▸ Task details
Return the lines where the word "this" occurs.

Figure scripts
-- begin --
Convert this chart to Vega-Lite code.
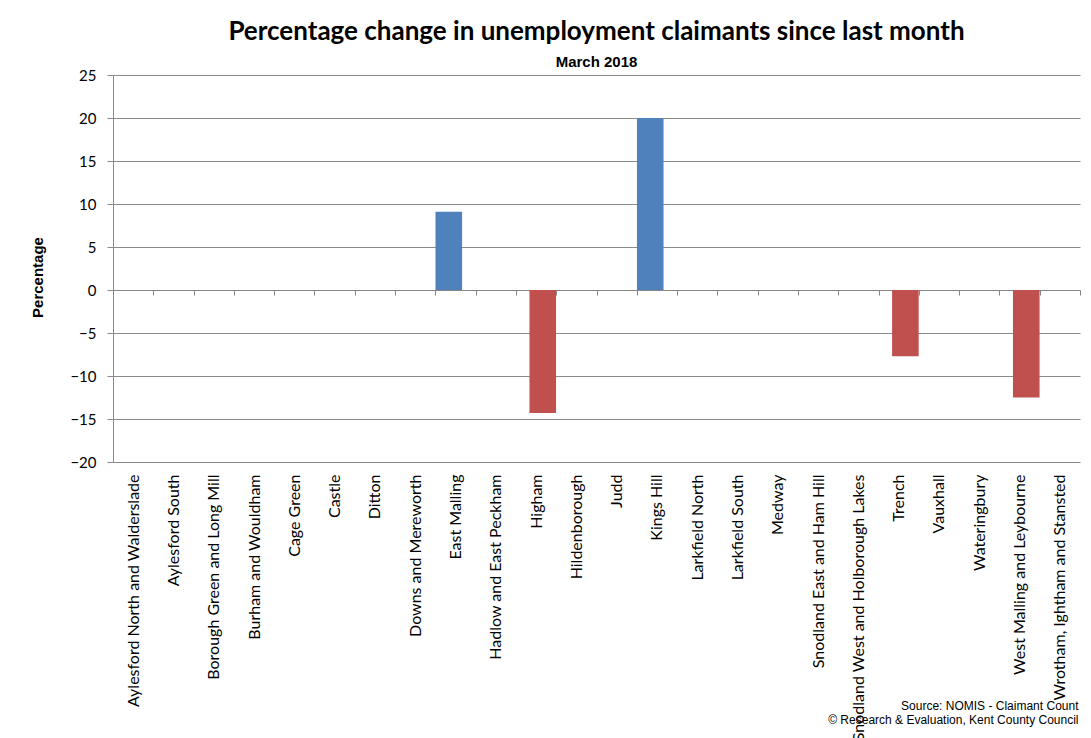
{
  "$schema": "https://vega.github.io/schema/vega-lite/v6.json",
  "width": 967,
  "height": 387,
  "autosize": "none",
  "padding": {"left": 113, "top": 75, "right": 11, "bottom": 276},
  "background": "white",
  "title": {
    "text": "Percentage change in unemployment claimants since last month",
    "subtitle": "March 2018",
    "font": "Lato",
    "fontSize": 26,
    "fontWeight": "bold",
    "color": "black",
    "subtitleFont": "Liberation Sans",
    "subtitleFontSize": 15,
    "subtitleFontWeight": "bold",
    "subtitleColor": "black",
    "anchor": "middle",
    "offset": -2,
    "subtitlePadding": 10
  },
  "data": {
    "values": [
      {"ward": "Aylesford North and Walderslade", "value": 0},
      {"ward": "Aylesford South", "value": 0},
      {"ward": "Borough Green and Long Mill", "value": 0},
      {"ward": "Burham and Wouldham", "value": 0},
      {"ward": "Cage Green", "value": 0},
      {"ward": "Castle", "value": 0},
      {"ward": "Ditton", "value": 0},
      {"ward": "Downs and Mereworth", "value": 0},
      {"ward": "East Malling", "value": 9.1},
      {"ward": "Hadlow and East Peckham", "value": 0},
      {"ward": "Higham", "value": -14.3},
      {"ward": "Hildenborough", "value": 0},
      {"ward": "Judd", "value": 0},
      {"ward": "Kings Hill", "value": 20},
      {"ward": "Larkfield North", "value": 0},
      {"ward": "Larkfield South", "value": 0},
      {"ward": "Medway", "value": 0},
      {"ward": "Snodland East and Ham Hill", "value": 0},
      {"ward": "Snodland West and Holborough Lakes", "value": 0},
      {"ward": "Trench", "value": -7.7},
      {"ward": "Vauxhall", "value": 0},
      {"ward": "Wateringbury", "value": 0},
      {"ward": "West Malling and Leybourne", "value": -12.5},
      {"ward": "Wrotham, Ightham and Stansted", "value": 0}
    ]
  },
  "mark": {
    "type": "bar",
    "width": {"band": 0.66},
    "xOffset": {"expr": "datum.value < 0 ? 6.7 : -6.7"}
  },
  "encoding": {
    "x": {
      "field": "ward",
      "type": "nominal",
      "sort": null,
      "scale": {"paddingInner": 0, "paddingOuter": 0},
      "axis": {
        "title": ["Source: NOMIS - Claimant Count", "© Research & Evaluation, Kent County Council"],
        "offset": -172,
        "domainColor": "#868686",
        "tickColor": "#868686",
        "tickSize": 5,
        "tickBand": "extent",
        "labelAngle": -90,
        "labelPadding": 179,
        "labelLimit": 0,
        "labelFont": "Lato",
        "labelFontSize": 16,
        "labelColor": "black",
        "titleFont": "Liberation Sans",
        "titleFontSize": 12,
        "titleFontWeight": "normal",
        "titleColor": "black",
        "titleAnchor": "end",
        "titleAlign": "right",
        "titleBaseline": "alphabetic",
        "titleX": 965,
        "titleY": 419,
        "titleLineHeight": 14
      }
    },
    "y": {
      "field": "value",
      "type": "quantitative",
      "scale": {"domain": [-20, 25], "nice": false},
      "axis": {
        "values": [-20, -15, -10, -5, 0, 5, 10, 15, 20, 25],
        "grid": true,
        "gridColor": "#8a8a8a",
        "domainColor": "#8a8a8a",
        "tickColor": "#8a8a8a",
        "tickSize": 6,
        "labelPadding": 11,
        "labelFont": "Lato",
        "labelFontSize": 15,
        "labelColor": "black",
        "title": "Percentage",
        "titleFont": "Liberation Sans",
        "titleFontSize": 15,
        "titleFontWeight": "bold",
        "titleColor": "black",
        "titlePadding": 24,
        "titleY": 202
      }
    },
    "color": {
      "condition": {"test": "datum.value < 0", "value": "#C0504D"},
      "value": "#4F81BD"
    }
  },
  "config": {"view": {"stroke": null}}
}
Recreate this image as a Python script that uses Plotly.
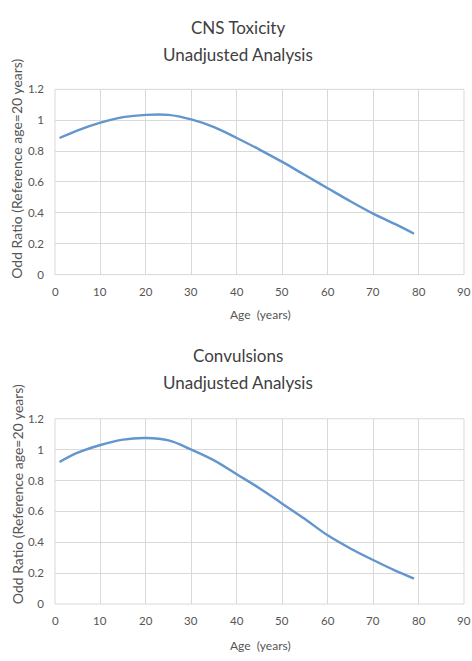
import plotly.graph_objects as go

age = [1, 5, 10, 15, 20, 25, 30, 35, 40, 45, 50, 55, 60, 65, 70, 75, 79]
cns_or = [0.885, 0.935, 0.985, 1.02, 1.035, 1.035, 1.005, 0.955, 0.885, 0.81, 0.73, 0.645, 0.56, 0.475, 0.395, 0.325, 0.265]
conv_or = [0.92, 0.98, 1.03, 1.065, 1.075, 1.06, 1.0, 0.93, 0.84, 0.75, 0.65, 0.55, 0.445, 0.36, 0.285, 0.215, 0.165]

titles = [("CNS Toxicity", "Unadjusted Analysis"), ("Convulsions", "Unadjusted Analysis")]
x_ticks = [0, 10, 20, 30, 40, 50, 60, 70, 80, 90]
y_ticks = [0, 0.2, 0.4, 0.6, 0.8, 1, 1.2]
y_tick_text = ["0", "0.2", "0.4", "0.6", "0.8", "1", "1.2"]

H = 661
font = "Lato, Open Sans, sans-serif"
line_color = "#6296cc"
grid = "#d9d9d9"
tick_col = "#555555"

fig = go.Figure()
fig.add_trace(go.Scatter(x=age, y=cns_or, mode="lines", line=dict(color=line_color, width=2.4, shape="spline"),
                         xaxis="x", yaxis="y", showlegend=False))
fig.add_trace(go.Scatter(x=age, y=conv_or, mode="lines", line=dict(color=line_color, width=2.4, shape="spline"),
                         xaxis="x2", yaxis="y2", showlegend=False))

def yd(top, bot):
    return [1 - bot / H, 1 - top / H]

ax_common = dict(showgrid=True, gridcolor=grid, gridwidth=1, zeroline=False, showline=False,
                 tickfont=dict(family=font, size=11.5, color=tick_col), ticks="")
xa = dict(ax_common, range=[0, 90], tickvals=x_ticks, showticklabels=False)
ya = dict(ax_common, range=[0, 1.2], tickvals=y_ticks, ticktext=y_tick_text, ticklabelstandoff=10)

layout = dict(
    width=472, height=661,
    margin=dict(l=55, r=8, t=0, b=0),
    paper_bgcolor="white", plot_bgcolor="white",
    xaxis=dict(xa, domain=[0, 1], anchor="y"),
    yaxis=dict(ya, domain=yd(84, 273), anchor="x"),
    xaxis2=dict(xa, domain=[0, 1], anchor="y2"),
    yaxis2=dict(ya, domain=yd(420, 609), anchor="x2"),
)
fig.update_layout(**layout)

for xr, yr in (("x domain", "y domain"), ("x2 domain", "y2 domain")):
    fig.add_shape(type="rect", xref=xr, yref=yr, x0=0, x1=1, y0=0, y1=1,
                  line=dict(color=grid, width=1), layer="below")

# x tick labels placed through the x axes' own scale
for xr, yr in (("x", "y domain"), ("x2", "y2 domain")):
    for v in x_ticks:
        fig.add_annotation(text=str(v), x=v, xref=xr, y=0, yref=yr, showarrow=False,
                           xanchor="center", yanchor="top", yshift=-8,
                           font=dict(family=font, size=11.5, color=tick_col))

def ann(text, x, y, size, color="#404040", angle=0):
    fig.add_annotation(text=text, x=x, y=y, xref="paper", yref="paper", showarrow=False,
                       font=dict(family=font, size=size, color=color), textangle=angle,
                       xanchor="center", yanchor="middle")

cx = (238 - 55) / 409
for (t1, t2), (y1, y2) in zip(titles, [(21, 48), (356, 383)]):
    ann(t1, cx, 1 - y1 / H, 17)
    ann(t2, cx, 1 - y2 / H, 17)

xl = (17 - 55) / 409
ann("Odd Ratio (Reference age=20 years)", xl, 1 - 165 / H, 14, color="#555555", angle=-90)
ann("Odd Ratio (Reference age=20 years)", xl, 1 - 497 / H, 14, color="#555555", angle=-90)
ann("Age  (years)", (260 - 55) / 409, 1 - 314 / H, 12, color="#555555")
ann("Age  (years)", (260 - 55) / 409, 1 - 651 / H, 12, color="#555555")

fig.write_html("out.html", config={"displayModeBar": False},
               post_script="document.body.style.margin='0';document.body.style.padding='0';document.documentElement.style.overflow='hidden';")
-- end --
▸ Worked answer
Convert this chart to Vega-Lite code.
Recreate this image as a Python script that uses Plotly.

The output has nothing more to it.